*TASK PROMPT:*
Check each line of the material below, and copy it if it holds the string "with".

*SUPPLIED MATERIAL:*
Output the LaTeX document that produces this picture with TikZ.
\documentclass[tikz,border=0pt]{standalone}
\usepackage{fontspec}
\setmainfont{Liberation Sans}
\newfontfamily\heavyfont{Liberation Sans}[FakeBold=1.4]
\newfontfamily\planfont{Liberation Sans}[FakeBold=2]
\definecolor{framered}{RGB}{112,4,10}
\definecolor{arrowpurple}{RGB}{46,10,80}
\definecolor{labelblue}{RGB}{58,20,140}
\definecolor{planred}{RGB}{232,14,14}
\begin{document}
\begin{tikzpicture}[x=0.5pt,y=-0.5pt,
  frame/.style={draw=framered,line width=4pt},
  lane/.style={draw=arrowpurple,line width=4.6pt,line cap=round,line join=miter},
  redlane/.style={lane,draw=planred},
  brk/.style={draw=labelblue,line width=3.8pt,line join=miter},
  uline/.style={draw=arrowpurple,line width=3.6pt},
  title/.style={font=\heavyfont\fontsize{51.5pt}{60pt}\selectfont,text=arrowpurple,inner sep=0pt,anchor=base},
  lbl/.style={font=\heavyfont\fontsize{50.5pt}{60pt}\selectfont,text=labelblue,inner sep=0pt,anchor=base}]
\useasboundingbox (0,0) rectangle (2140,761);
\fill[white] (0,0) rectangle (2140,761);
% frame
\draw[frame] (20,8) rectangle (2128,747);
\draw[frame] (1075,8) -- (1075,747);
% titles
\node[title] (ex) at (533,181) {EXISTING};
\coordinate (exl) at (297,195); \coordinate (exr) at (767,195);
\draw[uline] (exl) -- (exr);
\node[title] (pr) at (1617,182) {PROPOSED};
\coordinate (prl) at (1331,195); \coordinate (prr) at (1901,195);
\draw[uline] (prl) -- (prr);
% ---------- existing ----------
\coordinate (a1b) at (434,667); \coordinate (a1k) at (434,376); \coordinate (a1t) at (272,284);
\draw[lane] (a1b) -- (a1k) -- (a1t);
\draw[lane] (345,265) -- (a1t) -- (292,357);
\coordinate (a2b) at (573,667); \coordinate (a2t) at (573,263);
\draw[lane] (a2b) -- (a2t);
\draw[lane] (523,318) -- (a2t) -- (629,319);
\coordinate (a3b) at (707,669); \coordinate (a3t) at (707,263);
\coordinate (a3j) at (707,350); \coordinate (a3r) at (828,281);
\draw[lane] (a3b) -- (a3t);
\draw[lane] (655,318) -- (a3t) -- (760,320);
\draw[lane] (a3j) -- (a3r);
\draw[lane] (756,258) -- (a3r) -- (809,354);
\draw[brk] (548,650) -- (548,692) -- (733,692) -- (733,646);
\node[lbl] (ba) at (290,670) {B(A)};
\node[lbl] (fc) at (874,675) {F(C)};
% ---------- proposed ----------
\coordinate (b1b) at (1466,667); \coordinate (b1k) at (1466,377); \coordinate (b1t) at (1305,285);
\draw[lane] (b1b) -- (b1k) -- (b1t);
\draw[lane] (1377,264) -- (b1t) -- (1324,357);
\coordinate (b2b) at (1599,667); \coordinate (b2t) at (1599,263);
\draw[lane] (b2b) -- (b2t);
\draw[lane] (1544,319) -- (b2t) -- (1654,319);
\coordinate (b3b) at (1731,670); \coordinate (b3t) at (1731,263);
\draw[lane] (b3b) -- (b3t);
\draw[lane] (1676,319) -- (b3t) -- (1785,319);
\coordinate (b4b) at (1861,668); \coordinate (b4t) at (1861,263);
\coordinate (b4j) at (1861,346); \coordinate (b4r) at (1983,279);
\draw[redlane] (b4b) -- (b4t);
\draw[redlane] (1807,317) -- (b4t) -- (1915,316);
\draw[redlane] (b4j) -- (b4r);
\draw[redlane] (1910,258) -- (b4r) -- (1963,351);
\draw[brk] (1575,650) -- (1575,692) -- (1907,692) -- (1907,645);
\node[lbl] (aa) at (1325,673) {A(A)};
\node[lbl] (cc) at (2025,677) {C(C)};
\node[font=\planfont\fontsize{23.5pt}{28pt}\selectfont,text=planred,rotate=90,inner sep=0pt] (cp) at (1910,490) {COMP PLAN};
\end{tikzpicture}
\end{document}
---
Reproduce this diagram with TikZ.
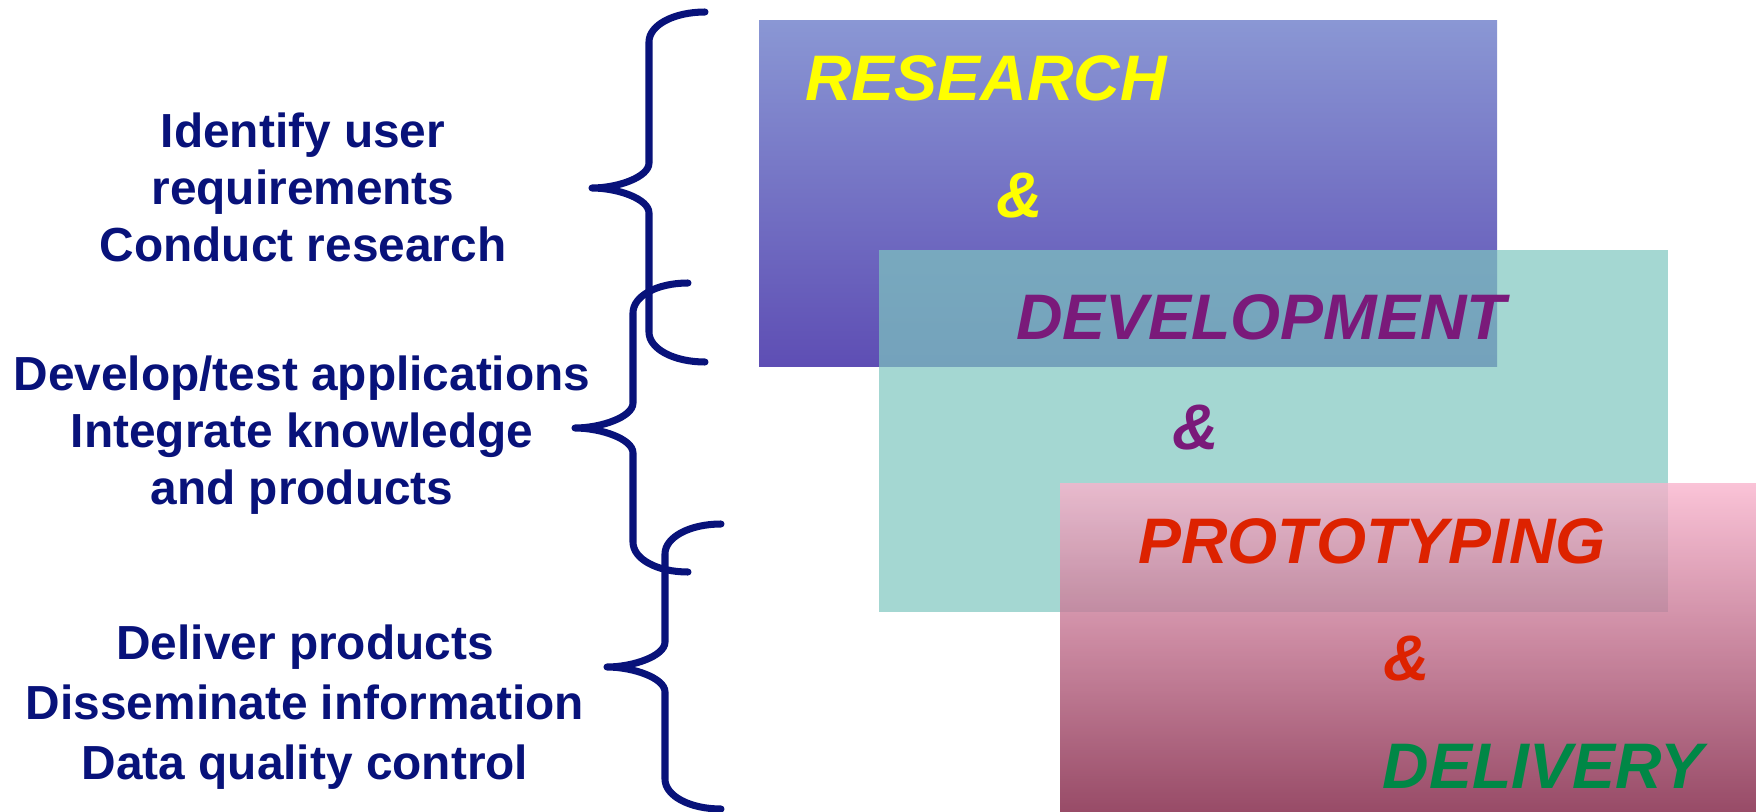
...
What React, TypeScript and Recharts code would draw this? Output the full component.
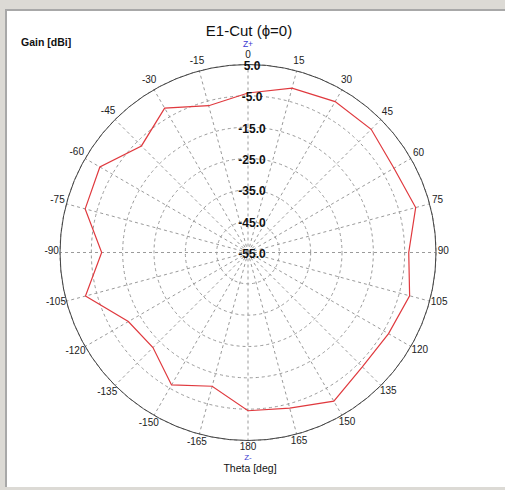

*EXERCISE RESULT:*
Output the LaTeX document that produces this picture with TikZ.
Reproduce this diagram with TikZ.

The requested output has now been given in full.